Showcasing your problem-solving skills on your resume and cover letter can help employers quickly understand how you might be of value to their team. You might consider only showcasing problem-solving skills on your resume if it is particularly relevant in the position you’re applying for. For example, customer service, engineering and management positions are jobs that would likely require problem-solving skills, so it would be a good idea to highlight them in your resume or cover letter when applying.

Problem-solving skills for resume

On your resume, you can highlight your problem-solving skills in several locations: The “skills” section, the “achievements” section, and by giving specific examples of problem-solving in your “experience” section.

In the skills section, you may want to list key problem-solving skills that you possess, instead of simply writing down the more generic term “problem-solving.” For example, you could list specific technical skills you possess that would help you solve problems or soft skills associated with problem-solving, such as your research abilities or decision-making talents.

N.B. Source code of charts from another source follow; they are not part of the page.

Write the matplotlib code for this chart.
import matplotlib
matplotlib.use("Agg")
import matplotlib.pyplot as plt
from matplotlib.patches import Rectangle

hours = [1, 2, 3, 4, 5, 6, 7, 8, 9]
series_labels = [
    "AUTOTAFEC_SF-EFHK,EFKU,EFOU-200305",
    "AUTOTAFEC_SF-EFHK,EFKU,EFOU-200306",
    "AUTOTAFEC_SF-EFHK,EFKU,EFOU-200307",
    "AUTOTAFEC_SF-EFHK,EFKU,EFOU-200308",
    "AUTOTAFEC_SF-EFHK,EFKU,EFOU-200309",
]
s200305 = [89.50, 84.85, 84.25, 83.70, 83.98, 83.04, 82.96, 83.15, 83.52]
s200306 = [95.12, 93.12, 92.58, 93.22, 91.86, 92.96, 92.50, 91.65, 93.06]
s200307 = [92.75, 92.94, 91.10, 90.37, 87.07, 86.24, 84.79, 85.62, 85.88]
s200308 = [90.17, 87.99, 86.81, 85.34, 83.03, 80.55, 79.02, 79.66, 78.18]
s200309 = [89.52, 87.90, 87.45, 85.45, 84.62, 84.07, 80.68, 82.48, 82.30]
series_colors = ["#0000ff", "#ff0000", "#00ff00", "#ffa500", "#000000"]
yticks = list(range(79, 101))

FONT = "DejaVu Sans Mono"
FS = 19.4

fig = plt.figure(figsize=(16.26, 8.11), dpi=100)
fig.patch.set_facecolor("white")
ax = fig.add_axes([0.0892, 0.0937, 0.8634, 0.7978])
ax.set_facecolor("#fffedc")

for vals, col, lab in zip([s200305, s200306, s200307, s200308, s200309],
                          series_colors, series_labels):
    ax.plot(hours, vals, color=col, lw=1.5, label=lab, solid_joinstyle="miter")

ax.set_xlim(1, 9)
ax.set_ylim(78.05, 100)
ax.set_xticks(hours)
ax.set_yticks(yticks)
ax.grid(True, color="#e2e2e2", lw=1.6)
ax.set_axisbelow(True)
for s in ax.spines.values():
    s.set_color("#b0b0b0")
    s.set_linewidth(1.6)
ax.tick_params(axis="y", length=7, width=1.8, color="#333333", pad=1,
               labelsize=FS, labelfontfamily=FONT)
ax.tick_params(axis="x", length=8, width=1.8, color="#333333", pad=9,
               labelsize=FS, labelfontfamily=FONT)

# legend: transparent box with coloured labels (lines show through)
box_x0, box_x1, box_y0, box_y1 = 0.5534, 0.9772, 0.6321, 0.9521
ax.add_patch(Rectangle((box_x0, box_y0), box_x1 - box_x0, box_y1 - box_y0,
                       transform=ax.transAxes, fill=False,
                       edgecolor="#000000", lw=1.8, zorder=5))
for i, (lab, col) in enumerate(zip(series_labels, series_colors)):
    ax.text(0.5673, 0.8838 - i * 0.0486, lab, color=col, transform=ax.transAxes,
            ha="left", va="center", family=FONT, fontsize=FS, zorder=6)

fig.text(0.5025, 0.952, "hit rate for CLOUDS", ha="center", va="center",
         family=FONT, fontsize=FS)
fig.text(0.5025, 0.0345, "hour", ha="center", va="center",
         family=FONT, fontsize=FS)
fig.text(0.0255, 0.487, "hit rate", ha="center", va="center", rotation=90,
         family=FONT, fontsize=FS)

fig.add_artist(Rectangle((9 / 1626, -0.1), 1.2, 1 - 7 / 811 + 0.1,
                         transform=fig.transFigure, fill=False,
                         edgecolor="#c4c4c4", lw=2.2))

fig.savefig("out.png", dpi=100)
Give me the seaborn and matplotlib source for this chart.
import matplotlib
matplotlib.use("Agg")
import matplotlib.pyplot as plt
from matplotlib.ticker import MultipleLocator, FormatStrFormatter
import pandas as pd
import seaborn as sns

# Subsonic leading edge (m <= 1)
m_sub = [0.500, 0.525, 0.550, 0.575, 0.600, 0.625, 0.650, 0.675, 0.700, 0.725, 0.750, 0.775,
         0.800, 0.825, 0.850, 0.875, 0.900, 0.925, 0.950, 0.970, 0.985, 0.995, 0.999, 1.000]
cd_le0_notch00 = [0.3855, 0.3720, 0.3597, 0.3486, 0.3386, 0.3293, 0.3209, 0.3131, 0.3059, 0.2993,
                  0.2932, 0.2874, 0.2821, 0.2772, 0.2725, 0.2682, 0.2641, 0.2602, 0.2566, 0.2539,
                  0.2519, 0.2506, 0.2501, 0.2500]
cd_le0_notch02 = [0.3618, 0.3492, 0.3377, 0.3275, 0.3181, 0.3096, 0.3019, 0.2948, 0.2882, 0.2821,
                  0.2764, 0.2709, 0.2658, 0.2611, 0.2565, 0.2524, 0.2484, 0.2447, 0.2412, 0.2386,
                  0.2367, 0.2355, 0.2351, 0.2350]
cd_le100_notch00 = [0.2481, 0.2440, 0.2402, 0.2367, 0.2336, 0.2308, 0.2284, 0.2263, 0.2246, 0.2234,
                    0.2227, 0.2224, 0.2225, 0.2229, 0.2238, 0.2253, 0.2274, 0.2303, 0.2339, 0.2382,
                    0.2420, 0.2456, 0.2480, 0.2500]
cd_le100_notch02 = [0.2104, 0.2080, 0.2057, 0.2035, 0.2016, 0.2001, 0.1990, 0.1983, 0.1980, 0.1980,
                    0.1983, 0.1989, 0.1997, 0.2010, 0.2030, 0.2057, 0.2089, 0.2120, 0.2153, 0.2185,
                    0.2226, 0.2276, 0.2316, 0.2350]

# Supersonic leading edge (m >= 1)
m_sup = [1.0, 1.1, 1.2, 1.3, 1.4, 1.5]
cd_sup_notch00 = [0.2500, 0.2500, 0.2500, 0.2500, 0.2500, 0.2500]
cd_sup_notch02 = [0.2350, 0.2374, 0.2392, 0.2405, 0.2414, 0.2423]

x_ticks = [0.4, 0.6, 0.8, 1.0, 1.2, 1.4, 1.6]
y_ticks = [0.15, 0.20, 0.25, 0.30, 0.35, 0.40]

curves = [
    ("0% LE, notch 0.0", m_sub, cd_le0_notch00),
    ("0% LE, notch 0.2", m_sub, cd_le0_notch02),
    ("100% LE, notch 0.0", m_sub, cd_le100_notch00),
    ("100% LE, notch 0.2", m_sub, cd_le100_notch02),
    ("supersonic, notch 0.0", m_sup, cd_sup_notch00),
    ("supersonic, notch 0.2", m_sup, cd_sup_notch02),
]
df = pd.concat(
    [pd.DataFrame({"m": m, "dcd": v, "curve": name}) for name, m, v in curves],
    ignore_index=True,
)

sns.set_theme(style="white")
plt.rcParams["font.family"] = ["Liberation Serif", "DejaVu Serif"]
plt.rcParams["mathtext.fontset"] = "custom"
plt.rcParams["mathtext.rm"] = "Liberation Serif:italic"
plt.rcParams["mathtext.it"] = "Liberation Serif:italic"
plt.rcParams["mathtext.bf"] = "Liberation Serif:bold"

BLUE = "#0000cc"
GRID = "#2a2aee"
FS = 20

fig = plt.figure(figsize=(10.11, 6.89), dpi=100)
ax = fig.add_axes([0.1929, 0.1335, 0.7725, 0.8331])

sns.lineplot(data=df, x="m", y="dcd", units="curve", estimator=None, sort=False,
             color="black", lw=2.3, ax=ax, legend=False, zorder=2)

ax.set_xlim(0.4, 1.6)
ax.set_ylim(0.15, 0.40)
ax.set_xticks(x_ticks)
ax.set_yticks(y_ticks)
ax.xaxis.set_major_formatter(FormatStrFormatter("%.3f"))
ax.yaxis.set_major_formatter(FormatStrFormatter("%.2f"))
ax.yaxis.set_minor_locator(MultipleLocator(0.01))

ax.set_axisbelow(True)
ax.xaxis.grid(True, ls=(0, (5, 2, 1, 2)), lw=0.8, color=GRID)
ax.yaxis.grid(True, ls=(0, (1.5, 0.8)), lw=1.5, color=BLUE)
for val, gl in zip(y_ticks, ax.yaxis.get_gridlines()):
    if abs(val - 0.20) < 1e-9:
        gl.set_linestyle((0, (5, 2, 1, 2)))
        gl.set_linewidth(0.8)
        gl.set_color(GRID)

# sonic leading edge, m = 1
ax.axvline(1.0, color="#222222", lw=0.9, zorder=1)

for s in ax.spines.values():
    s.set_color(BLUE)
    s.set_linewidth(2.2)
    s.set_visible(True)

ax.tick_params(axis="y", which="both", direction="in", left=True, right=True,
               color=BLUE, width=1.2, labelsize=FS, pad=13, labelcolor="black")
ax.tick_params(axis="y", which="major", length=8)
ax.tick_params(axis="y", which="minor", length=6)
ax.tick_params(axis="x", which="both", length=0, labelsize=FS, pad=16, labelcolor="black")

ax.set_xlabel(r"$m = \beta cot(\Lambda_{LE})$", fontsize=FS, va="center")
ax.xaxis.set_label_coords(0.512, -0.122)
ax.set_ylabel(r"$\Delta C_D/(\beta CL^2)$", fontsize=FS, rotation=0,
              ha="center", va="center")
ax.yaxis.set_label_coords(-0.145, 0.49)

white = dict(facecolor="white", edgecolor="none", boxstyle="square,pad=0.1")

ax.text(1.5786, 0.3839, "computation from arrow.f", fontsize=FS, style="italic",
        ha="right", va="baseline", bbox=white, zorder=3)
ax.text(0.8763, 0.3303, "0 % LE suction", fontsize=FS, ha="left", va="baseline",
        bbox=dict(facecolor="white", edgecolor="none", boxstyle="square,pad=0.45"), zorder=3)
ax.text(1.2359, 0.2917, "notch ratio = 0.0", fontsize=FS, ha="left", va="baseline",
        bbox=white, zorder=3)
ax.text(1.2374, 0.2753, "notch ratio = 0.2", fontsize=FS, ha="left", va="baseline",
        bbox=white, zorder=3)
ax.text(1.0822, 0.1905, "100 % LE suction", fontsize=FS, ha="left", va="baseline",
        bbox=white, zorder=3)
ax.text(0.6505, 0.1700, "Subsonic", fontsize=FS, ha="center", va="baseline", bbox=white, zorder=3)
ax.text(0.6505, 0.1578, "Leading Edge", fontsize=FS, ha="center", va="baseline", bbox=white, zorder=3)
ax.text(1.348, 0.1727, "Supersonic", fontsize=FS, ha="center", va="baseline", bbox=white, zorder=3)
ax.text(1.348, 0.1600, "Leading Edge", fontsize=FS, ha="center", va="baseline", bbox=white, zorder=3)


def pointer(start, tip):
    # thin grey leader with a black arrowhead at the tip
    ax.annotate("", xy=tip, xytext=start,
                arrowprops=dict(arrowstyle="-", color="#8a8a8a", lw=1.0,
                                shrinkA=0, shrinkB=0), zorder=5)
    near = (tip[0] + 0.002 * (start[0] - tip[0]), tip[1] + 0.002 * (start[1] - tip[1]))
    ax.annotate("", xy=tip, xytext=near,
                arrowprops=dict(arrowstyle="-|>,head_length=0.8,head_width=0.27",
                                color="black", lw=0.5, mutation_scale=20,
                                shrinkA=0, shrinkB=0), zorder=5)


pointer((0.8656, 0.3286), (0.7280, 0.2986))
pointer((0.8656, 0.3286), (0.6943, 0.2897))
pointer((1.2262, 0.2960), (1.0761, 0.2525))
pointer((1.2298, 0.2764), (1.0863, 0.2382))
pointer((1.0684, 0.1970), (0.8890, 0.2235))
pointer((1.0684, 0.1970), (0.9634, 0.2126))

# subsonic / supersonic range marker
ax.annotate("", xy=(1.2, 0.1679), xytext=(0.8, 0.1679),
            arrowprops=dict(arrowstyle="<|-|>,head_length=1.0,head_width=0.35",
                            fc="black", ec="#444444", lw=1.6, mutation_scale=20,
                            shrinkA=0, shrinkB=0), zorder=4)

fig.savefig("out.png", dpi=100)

Remember, stories are powerful. Keep specific examples in mind of times you solved a problem. This is useful on your resume, but will also help you answer interview questions like, “Tell me about a time you overcame an obstacle.”

Problem-solving skills for cover letter

Your cover letter is also an excellent opportunity to elaborate on your problem-solving skills. Here, you can give a brief example of a time you solved a problem successfully. Alternatively, you might identify a challenge that this potential employer is looking to solve and explain how you would address it.

Related: 7 Powerful Ways to Start a Cover Letter

For example, if a job posting mentions that the company is looking for someone to help improve their social media presence, you can identify key ways you might help increase awareness of the brand through various social media platforms.

Your problem-solving skills will be a benefit to you in every step of your career. From writing your resume to interviewing to your every-day duties, the ability to solve problems effectively as they arise will make you a valuable asset on the job and a highly sought out candidate.